### The task
Starting at the first line of the data below, write out each line exactly until you reach the line containing "342, 348, 355];", and include that line too.

#### Data section ####

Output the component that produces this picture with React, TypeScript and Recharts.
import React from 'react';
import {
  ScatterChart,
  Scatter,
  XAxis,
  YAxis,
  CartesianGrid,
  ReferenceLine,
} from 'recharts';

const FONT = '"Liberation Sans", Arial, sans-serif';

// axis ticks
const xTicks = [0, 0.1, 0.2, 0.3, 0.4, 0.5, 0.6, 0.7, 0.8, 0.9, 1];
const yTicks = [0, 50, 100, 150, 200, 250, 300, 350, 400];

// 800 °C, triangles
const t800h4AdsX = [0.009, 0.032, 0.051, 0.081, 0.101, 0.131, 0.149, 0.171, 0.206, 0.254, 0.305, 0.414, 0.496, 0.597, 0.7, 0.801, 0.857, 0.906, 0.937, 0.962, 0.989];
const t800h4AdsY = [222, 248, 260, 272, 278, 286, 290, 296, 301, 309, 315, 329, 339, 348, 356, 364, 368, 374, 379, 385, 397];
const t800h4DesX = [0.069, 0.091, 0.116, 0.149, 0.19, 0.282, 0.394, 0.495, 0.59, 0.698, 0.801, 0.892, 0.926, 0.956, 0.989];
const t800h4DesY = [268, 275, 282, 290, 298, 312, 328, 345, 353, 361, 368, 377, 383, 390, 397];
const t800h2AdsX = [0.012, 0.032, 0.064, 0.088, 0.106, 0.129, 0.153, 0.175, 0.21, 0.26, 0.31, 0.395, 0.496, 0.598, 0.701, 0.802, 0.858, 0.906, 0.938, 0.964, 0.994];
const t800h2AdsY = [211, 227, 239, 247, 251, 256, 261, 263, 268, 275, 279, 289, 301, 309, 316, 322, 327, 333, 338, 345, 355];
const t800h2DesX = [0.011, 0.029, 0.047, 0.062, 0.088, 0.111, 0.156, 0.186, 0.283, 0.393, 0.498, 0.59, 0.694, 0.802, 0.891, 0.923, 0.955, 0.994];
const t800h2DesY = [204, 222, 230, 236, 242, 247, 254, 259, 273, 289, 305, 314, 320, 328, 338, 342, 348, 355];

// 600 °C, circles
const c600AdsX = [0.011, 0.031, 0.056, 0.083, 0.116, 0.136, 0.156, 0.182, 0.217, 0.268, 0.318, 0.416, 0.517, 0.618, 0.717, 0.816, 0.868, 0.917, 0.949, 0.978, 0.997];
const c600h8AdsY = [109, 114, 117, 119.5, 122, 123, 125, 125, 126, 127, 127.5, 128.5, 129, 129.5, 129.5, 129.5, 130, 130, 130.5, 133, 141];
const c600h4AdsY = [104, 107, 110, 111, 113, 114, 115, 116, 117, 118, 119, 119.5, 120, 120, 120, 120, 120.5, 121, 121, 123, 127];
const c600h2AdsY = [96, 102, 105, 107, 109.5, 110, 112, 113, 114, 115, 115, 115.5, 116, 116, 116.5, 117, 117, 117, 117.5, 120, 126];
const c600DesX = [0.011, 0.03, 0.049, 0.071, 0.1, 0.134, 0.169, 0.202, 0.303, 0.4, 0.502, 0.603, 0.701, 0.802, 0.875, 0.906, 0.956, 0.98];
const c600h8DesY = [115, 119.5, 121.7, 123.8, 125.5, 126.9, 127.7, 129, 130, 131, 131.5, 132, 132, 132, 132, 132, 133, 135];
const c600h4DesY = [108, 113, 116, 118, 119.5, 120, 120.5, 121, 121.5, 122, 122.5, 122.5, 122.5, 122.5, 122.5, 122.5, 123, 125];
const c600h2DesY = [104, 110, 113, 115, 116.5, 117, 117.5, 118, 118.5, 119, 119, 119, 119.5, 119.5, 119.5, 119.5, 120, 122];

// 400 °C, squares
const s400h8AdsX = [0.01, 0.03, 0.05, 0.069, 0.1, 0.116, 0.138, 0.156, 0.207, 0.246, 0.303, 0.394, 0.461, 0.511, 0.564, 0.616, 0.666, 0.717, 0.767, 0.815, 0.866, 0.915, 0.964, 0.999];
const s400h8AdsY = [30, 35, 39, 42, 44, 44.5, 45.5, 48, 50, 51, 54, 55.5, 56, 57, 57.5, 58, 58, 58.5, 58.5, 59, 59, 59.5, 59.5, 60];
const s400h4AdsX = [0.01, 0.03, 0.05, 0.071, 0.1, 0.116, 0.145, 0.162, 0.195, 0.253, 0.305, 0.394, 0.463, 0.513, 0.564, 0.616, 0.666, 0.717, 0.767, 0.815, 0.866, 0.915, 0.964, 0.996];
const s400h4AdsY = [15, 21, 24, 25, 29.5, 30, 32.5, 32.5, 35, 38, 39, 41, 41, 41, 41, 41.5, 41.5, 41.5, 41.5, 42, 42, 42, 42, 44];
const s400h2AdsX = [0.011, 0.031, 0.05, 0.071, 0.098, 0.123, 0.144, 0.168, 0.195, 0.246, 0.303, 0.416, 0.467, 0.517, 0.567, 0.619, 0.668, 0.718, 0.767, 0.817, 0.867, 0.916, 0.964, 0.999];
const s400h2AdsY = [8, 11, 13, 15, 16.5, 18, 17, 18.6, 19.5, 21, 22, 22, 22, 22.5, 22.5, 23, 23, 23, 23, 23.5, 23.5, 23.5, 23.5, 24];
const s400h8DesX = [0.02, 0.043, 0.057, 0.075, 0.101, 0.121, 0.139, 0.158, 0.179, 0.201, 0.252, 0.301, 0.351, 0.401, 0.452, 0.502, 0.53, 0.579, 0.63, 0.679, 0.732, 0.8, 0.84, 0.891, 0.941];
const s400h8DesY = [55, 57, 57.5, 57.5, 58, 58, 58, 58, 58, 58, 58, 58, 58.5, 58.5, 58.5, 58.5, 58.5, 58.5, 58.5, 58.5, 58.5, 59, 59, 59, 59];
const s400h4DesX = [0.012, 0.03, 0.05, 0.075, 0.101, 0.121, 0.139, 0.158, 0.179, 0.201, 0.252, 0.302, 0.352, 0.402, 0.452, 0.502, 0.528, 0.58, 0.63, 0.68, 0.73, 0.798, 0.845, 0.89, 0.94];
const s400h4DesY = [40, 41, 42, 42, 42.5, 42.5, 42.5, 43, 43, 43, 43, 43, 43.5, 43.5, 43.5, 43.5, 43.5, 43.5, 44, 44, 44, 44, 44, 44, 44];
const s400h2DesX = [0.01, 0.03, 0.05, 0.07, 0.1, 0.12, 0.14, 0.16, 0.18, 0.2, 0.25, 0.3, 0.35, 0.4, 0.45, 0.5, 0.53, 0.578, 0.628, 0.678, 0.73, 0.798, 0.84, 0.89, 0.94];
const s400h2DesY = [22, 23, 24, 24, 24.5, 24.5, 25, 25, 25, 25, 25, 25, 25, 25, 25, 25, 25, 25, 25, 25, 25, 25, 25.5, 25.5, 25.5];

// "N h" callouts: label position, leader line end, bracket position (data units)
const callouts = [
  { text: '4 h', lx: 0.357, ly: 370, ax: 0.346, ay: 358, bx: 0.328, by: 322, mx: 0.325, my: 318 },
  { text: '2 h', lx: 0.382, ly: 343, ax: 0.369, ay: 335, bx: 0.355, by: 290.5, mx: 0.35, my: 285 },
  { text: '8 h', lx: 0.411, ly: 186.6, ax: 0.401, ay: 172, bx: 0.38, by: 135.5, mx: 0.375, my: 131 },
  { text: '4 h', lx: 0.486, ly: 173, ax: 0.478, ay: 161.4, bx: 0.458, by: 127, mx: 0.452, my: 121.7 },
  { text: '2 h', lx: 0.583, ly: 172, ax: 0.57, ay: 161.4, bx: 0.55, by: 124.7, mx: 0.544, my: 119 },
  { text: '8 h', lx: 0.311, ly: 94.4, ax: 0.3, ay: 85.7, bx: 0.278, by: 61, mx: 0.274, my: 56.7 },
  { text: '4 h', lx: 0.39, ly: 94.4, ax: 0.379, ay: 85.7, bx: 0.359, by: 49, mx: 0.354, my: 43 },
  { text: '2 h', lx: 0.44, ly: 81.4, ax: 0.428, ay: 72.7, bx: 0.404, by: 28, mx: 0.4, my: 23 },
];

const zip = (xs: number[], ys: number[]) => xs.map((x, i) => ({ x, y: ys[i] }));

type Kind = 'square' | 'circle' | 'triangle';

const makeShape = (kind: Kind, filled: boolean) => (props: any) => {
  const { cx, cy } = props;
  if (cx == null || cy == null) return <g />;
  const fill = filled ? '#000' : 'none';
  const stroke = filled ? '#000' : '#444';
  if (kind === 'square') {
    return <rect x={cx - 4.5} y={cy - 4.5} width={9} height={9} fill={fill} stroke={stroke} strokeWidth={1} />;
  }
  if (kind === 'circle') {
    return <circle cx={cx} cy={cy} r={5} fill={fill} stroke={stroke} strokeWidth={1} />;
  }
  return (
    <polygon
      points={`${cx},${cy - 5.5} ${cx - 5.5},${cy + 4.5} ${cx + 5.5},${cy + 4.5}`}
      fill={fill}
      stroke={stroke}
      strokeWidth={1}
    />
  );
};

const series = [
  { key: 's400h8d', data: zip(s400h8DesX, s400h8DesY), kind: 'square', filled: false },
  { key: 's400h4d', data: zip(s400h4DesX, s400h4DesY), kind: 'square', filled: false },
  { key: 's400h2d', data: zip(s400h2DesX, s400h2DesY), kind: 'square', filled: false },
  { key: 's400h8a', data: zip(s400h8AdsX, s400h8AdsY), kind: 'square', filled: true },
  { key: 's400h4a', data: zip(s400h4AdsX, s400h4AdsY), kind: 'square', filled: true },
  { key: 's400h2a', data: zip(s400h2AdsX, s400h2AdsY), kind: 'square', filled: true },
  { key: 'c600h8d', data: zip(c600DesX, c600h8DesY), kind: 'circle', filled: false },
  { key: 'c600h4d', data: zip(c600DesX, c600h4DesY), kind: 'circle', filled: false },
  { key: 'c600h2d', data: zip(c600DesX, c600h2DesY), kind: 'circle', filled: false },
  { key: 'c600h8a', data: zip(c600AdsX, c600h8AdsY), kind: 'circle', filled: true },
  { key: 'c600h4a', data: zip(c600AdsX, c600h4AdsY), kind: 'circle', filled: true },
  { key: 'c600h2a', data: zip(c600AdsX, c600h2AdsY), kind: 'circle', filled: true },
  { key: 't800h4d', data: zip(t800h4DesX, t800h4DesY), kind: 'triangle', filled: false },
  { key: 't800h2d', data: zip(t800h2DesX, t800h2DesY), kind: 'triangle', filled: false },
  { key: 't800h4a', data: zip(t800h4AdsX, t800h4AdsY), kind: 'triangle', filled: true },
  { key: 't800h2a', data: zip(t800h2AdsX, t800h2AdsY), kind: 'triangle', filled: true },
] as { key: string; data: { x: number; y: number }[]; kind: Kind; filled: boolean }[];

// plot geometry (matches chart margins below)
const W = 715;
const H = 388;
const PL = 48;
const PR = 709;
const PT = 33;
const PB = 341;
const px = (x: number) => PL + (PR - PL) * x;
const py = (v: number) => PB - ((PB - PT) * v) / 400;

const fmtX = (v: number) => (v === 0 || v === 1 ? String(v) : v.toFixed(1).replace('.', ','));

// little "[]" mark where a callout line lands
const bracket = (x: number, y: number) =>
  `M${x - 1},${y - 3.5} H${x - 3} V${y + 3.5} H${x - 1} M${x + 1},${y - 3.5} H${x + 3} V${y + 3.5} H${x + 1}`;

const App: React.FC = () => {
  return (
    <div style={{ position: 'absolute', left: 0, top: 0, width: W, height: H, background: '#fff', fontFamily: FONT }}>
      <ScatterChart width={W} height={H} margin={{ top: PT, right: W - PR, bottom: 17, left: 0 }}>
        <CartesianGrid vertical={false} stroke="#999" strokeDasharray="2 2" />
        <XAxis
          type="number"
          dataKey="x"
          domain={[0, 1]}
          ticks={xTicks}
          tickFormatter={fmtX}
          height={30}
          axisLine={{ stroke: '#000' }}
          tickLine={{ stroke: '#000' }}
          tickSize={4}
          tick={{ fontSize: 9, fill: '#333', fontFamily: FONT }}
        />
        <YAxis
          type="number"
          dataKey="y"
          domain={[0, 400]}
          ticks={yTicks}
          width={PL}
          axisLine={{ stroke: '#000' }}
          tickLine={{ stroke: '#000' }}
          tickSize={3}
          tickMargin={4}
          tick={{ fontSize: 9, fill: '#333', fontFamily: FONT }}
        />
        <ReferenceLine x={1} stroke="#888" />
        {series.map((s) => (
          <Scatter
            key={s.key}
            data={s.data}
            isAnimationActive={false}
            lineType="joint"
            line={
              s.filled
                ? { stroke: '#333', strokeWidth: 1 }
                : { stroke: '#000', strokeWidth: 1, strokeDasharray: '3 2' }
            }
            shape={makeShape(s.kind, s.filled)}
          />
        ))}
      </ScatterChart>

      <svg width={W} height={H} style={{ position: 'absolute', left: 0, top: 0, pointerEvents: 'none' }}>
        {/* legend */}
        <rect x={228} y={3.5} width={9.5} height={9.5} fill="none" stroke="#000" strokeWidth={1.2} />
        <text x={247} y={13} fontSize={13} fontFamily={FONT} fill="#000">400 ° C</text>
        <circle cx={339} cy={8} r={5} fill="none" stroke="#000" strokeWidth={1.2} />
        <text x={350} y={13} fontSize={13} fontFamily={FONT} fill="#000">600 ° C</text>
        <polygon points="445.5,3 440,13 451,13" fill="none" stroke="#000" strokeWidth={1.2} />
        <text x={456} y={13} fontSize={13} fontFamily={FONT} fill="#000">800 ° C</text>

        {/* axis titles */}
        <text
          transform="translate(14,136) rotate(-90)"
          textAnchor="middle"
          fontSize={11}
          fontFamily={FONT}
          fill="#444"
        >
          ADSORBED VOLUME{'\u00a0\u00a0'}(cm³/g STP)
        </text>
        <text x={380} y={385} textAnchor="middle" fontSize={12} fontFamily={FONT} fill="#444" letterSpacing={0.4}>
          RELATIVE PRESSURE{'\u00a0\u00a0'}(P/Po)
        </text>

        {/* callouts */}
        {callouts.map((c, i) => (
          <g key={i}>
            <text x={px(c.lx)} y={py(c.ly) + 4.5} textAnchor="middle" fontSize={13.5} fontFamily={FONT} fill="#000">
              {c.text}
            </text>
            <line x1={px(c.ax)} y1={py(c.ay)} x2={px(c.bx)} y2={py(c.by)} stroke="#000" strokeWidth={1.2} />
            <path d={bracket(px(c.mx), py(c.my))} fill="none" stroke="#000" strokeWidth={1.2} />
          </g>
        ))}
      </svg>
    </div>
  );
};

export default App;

####

### Result of this task
Output the component that produces this picture with React, TypeScript and Recharts.
import React from 'react';
import {
  ScatterChart,
  Scatter,
  XAxis,
  YAxis,
  CartesianGrid,
  ReferenceLine,
} from 'recharts';

const FONT = '"Liberation Sans", Arial, sans-serif';

// axis ticks
const xTicks = [0, 0.1, 0.2, 0.3, 0.4, 0.5, 0.6, 0.7, 0.8, 0.9, 1];
const yTicks = [0, 50, 100, 150, 200, 250, 300, 350, 400];

// 800 °C, triangles
const t800h4AdsX = [0.009, 0.032, 0.051, 0.081, 0.101, 0.131, 0.149, 0.171, 0.206, 0.254, 0.305, 0.414, 0.496, 0.597, 0.7, 0.801, 0.857, 0.906, 0.937, 0.962, 0.989];
const t800h4AdsY = [222, 248, 260, 272, 278, 286, 290, 296, 301, 309, 315, 329, 339, 348, 356, 364, 368, 374, 379, 385, 397];
const t800h4DesX = [0.069, 0.091, 0.116, 0.149, 0.19, 0.282, 0.394, 0.495, 0.59, 0.698, 0.801, 0.892, 0.926, 0.956, 0.989];
const t800h4DesY = [268, 275, 282, 290, 298, 312, 328, 345, 353, 361, 368, 377, 383, 390, 397];
const t800h2AdsX = [0.012, 0.032, 0.064, 0.088, 0.106, 0.129, 0.153, 0.175, 0.21, 0.26, 0.31, 0.395, 0.496, 0.598, 0.701, 0.802, 0.858, 0.906, 0.938, 0.964, 0.994];
const t800h2AdsY = [211, 227, 239, 247, 251, 256, 261, 263, 268, 275, 279, 289, 301, 309, 316, 322, 327, 333, 338, 345, 355];
const t800h2DesX = [0.011, 0.029, 0.047, 0.062, 0.088, 0.111, 0.156, 0.186, 0.283, 0.393, 0.498, 0.59, 0.694, 0.802, 0.891, 0.923, 0.955, 0.994];
const t800h2DesY = [204, 222, 230, 236, 242, 247, 254, 259, 273, 289, 305, 314, 320, 328, 338, 342, 348, 355];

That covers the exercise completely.